Decentralising social dialogue: panacea or illusion?

Analysis

Decentralisation of collective bargaining has been one of the key trends concerning labour market regulation of the last decades. Most of European countries have developed – with different breath and scope – procedures and reforms to strengthen the company level of bargaining. The Great Recession has stressed this orientation, particularly in those countries which were under financial pressure. One of the motives is that European institutions (both the Commission and the Council), through the European Semester, have been systematically promoting decentralisation of collective bargaining as one of the main measures to modernise European labour.

The reasons have their roots in very different aspects. Countries with an intermediate degree of centralisation can achieve better employment and inflation results by pursuing greater decentralisation of wage setting (through collective bargaining). Additionally, in the presence of productivity differentials across industries and regions, decentralisation can make wages responsive to these differences. This is due to the fact that company level bargaining better accommodates incentives to achieve higher levels of efficiency, for example, by productivity-related pay. Summing up, decentralisation would better serve the needs of both companies and job seekers, while improving overall labour market efficiency and job creation.

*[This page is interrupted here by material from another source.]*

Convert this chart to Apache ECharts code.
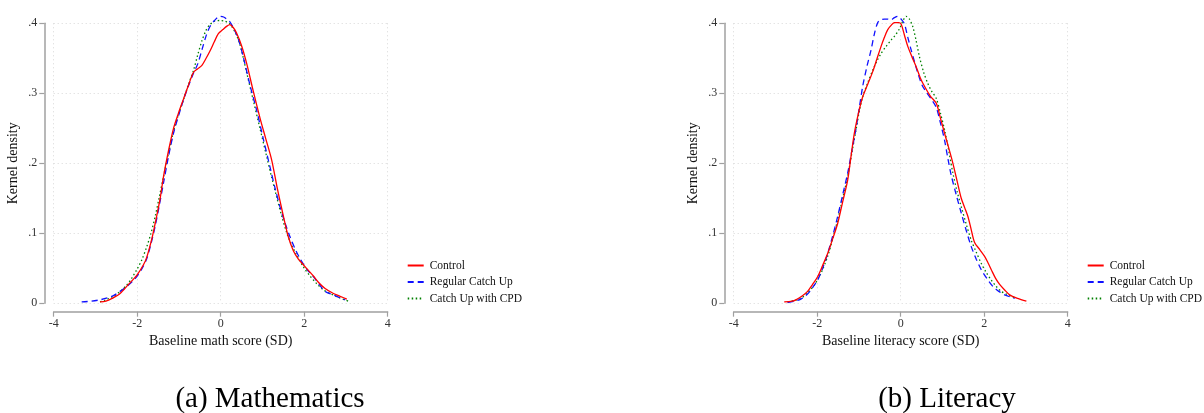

This paper from Marc De Vos (Visiting Fellow Itinera and Dean Macquary University Sidney) and Daniel Pérez del Prado (PhD. Associate Professor at the Department of Social and International Law of Carlos III University of Madrid) focuses on the cases of four Mediterranean countries – France, Italy, Spain, and Portugal – in order to assess how decentralisation has been carried out and, most importantly, what kind of practical results have been achieved.